2020 UTME: JAMB to spend N100m on impersonators


The Joint Admissions and Matriculation Board (JAMB) said it would spend  at least N100 million to prosecute 200 out of the over 400 impersonators in the 2020 Unified Tertiary Matriculation Examination (UTME).
The board disclosed that there have been  proliferation of fraudulent Computer Based Test (CBT) centres in some parts of northern region. 


The board also said that over 400 candidates currently seeking admissions into institutions across the country were involved in admission fraud, alleging that some tertiary institutions were accomplices in the widespread irregularities.
 JAMB Registrar,  Professor Ishaq Oloyede, stated this Tuesday during a press conference that was held to parade two suspects arrested in Kano state. The two suspects were caught attempting to change a photograph used in UTME registration in Bayero University, Kano.

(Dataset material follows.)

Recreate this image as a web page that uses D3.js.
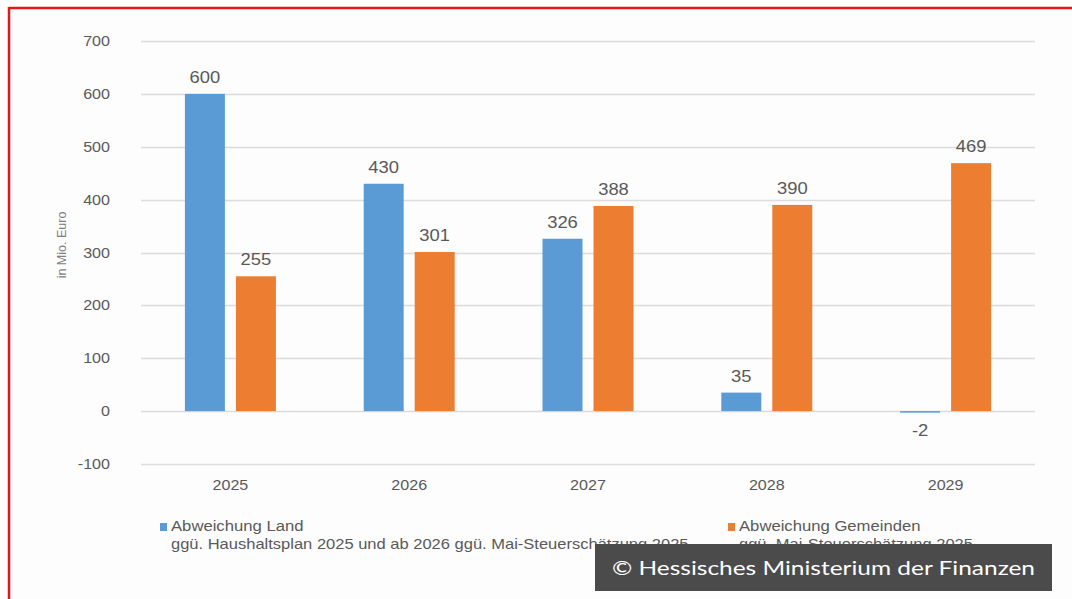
<!DOCTYPE html>
<html>
<head>
<meta charset="utf-8">
<script src="https://cdn.jsdelivr.net/npm/d3@7"></script>
<style>
  html, body { margin: 0; padding: 0; background: #ffffff; }
  svg { display: block; }
</style>
</head>
<body>
<svg id="chart" width="1072" height="599"></svg>
<script>
const years = ["2025", "2026", "2027", "2028", "2029"];
const seriesNames = ["Abweichung Land", "Abweichung Gemeinden"];
const landValues = [600, 430, 326, 35, -2];
const gemeindenValues = [255, 301, 388, 390, 469];
const yTicks = [-100, 0, 100, 200, 300, 400, 500, 600, 700];
const legendSubtitles = [
  "ggü. Haushaltsplan 2025 und ab 2026 ggü. Mai-Steuerschätzung 2025",
  "ggü. Mai-Steuerschätzung 2025"
];
const yAxisTitle = "in Mio. Euro";
const credit = "© Hessisches Ministerium der Finanzen";

const colors = ["#5b9bd5", "#ed7d31"];
const textColor = "#595959";
const sx = 1.15;
const font = "'Liberation Sans', Arial, sans-serif";

const svg = d3.select("#chart");

// frame
svg.append("rect").attr("x", 9).attr("y", 8).attr("width", 1072).attr("height", 600).attr("fill", "#fdfdfd");
svg.append("line").attr("x1", 9).attr("x2", 1072).attr("y1", 8).attr("y2", 8).attr("stroke", "#e8141b").attr("stroke-width", 2.5);
svg.append("line").attr("x1", 9).attr("x2", 9).attr("y1", 7).attr("y2", 599).attr("stroke", "#e8141b").attr("stroke-width", 2.5);

const y = d3.scaleLinear().domain([-100, 700]).range([464, 41]);
const x0 = d3.scaleBand().domain(years).range([141, 1035]).padding(0);
const bw = x0.bandwidth();
const x1 = d3.scaleBand().domain(seriesNames).range([bw / 2 - 45.5, bw / 2 + 45.5]).paddingInner(0.216).paddingOuter(0);

// gridlines
svg.append("g").selectAll("line").data(yTicks).join("line")
  .attr("x1", 141).attr("x2", 1035)
  .attr("y1", d => Math.round(y(d)) + 0.5).attr("y2", d => Math.round(y(d)) + 0.5)
  .attr("stroke", "#dcdcdc").attr("stroke-width", 1.5);

// y tick labels
svg.append("g").selectAll("text").data(yTicks).join("text")
  .attr("transform", d => `translate(110,${y(d) + 5}) scale(${sx},1)`)
  .attr("text-anchor", "end")
  .attr("font-family", font).attr("font-size", 14).attr("fill", textColor)
  .text(d => d);

// y axis title
svg.append("text")
  .attr("transform", `translate(66,245) rotate(-90)`)
  .attr("text-anchor", "middle")
  .attr("font-family", font).attr("font-size", 12.5).attr("fill", "#808080")
  .text(yAxisTitle);

// bars
const data = years.map((yr, i) => ({ year: yr, values: [landValues[i], gemeindenValues[i]] }));
const groups = svg.append("g").selectAll("g").data(data).join("g")
  .attr("transform", d => `translate(${x0(d.year)},0)`);

groups.selectAll("rect").data(d => d.values.map((v, j) => ({ v, j }))).join("rect")
  .attr("x", d => x1(seriesNames[d.j]))
  .attr("width", x1.bandwidth())
  .attr("y", d => y(Math.max(0, d.v)))
  .attr("height", d => Math.max(1.5, Math.abs(y(d.v) - y(0))))
  .attr("fill", d => colors[d.j]);

groups.selectAll("text").data(d => d.values.map((v, j) => ({ v, j }))).join("text")
  .attr("transform", d => {
    const cx = x1(seriesNames[d.j]) + x1.bandwidth() / 2;
    const ty = d.v >= 0 ? y(d.v) - 11 : y(0) + 25;
    return `translate(${cx},${ty}) scale(${sx},1)`;
  })
  .attr("text-anchor", "middle")
  .attr("font-family", font).attr("font-size", 16).attr("fill", textColor)
  .text(d => d.v);

// category labels
svg.append("g").selectAll("text").data(years).join("text")
  .attr("transform", d => `translate(${x0(d) + bw / 2},490) scale(${sx},1)`)
  .attr("text-anchor", "middle")
  .attr("font-family", font).attr("font-size", 14).attr("fill", textColor)
  .text(d => d);

// legend
const legendX = [160, 728];
seriesNames.forEach((name, i) => {
  const g = svg.append("g");
  g.append("rect").attr("x", legendX[i]).attr("y", 523).attr("width", 7).attr("height", 8).attr("fill", colors[i]);
  g.append("text")
    .attr("transform", `translate(${legendX[i] + 11},531) scale(${sx},1)`)
    .attr("font-family", font).attr("font-size", 14.5).attr("fill", textColor)
    .text(name);
  g.append("text")
    .attr("transform", `translate(${legendX[i] + 11},549) scale(1.18,1)`)
    .attr("font-family", font).attr("font-size", 14).attr("fill", textColor)
    .text(legendSubtitles[i]);
});

// credit box
svg.append("rect").attr("x", 595).attr("y", 544).attr("width", 457).attr("height", 47).attr("fill", "#4b4b4b");
svg.append("text")
  .attr("x", 612).attr("y", 575)
  .attr("font-family", "Lato, 'DejaVu Sans', sans-serif").attr("font-size", 20).attr("fill", "#ffffff")
  .attr("textLength", 423).attr("lengthAdjust", "spacingAndGlyphs")
  .text(credit);
</script>
</body>
</html>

Oloyede said the board has the ability to detect any illegal attempt to change candidates’ biometric data and other details used in UTME, and reminded tertiary institutions of the warning of Minister of Education,  Malam Adamu Adamu, that any school that allows candidates to alter their UTME details in the course of registration, risk being treated as an accomplice to fraud.
On the planned prosecution of candidates and other individuals involved in impersonation and use of mercenaries, the registrar said the board lacks the resources to prosecute all of them.


He said, “This year we have over 400 people that have already been caught; those that wrote the exam are different from those who are registering (in universities). We have put certain things in place and we are expecting each of the institutions to come forward.


“The institutions should be vigilant and we appeal to those young ones that the game is up. There is nothing they do that will not be detected. 
“At the appropriate time, we should prosecute at least 200 out of the 400. What we intend to do is to pick like five from each of the states of the federation.”
Oloyede said that the Board will spend at least N500,000 on each case. This will amount to N100m for the prosecution of 200 persons.


“To prosecute one case you will have to spend nothing less than N500, 000 because your staff will be going from one place to the other. When they go to court, at times the court will not sit, you will go back as a witness, somebody travelling from Kano to Abuja or Abuja to Kano, will be going five times to do that.


“It costs a lot of money. Technology will give us all of them, we will now use federal character by picking across the states. And then prosecute, because we don’t have the resources to prosecute all of them.”
Oloyede noted that the North is becoming the epicentre of UTME  fraud in the country. According to JAMB, the top 20 Computer Based Test (CBT) centres caught in the act of trying to change candidates’ details are all from Kaduna, Kano, Katsina, Zamfara, Gombe, Bauchi, Borno and Sokoto states.
He, however, said some of the owners are not from the northern states, citing a case of three CBT centres notorious for abetting such malpractices in Kano that are owned by a woman from a South-South state.
He said the arrest of Buhari Abubakar, a 2020 JAMB candidate, and Mohammed Ajeru Sanusi, a CBT centre operator in Kano, for trying to change the former passports, testified to the capacity of JAMB to detect any such fraud in any institution.


The 27-year old Abubakar, who applied for Islamic Studies at BUK, told newsmen that he paid N21,500 to Sanusi to secure an exam mercenary for him with the promise of paying N4, 500 balance, prompting the latter to engage one Umar Shani for N8, 000 to sit for UTME on his behalf. But the duo ran out of luck when Abubakar’s details in BUK carried the passport of the mercenary.
Abubakar, trying to change the passport to reflect his image, made him prevail on Sanusi to again help him out, a move that landed both of them in a hot soup.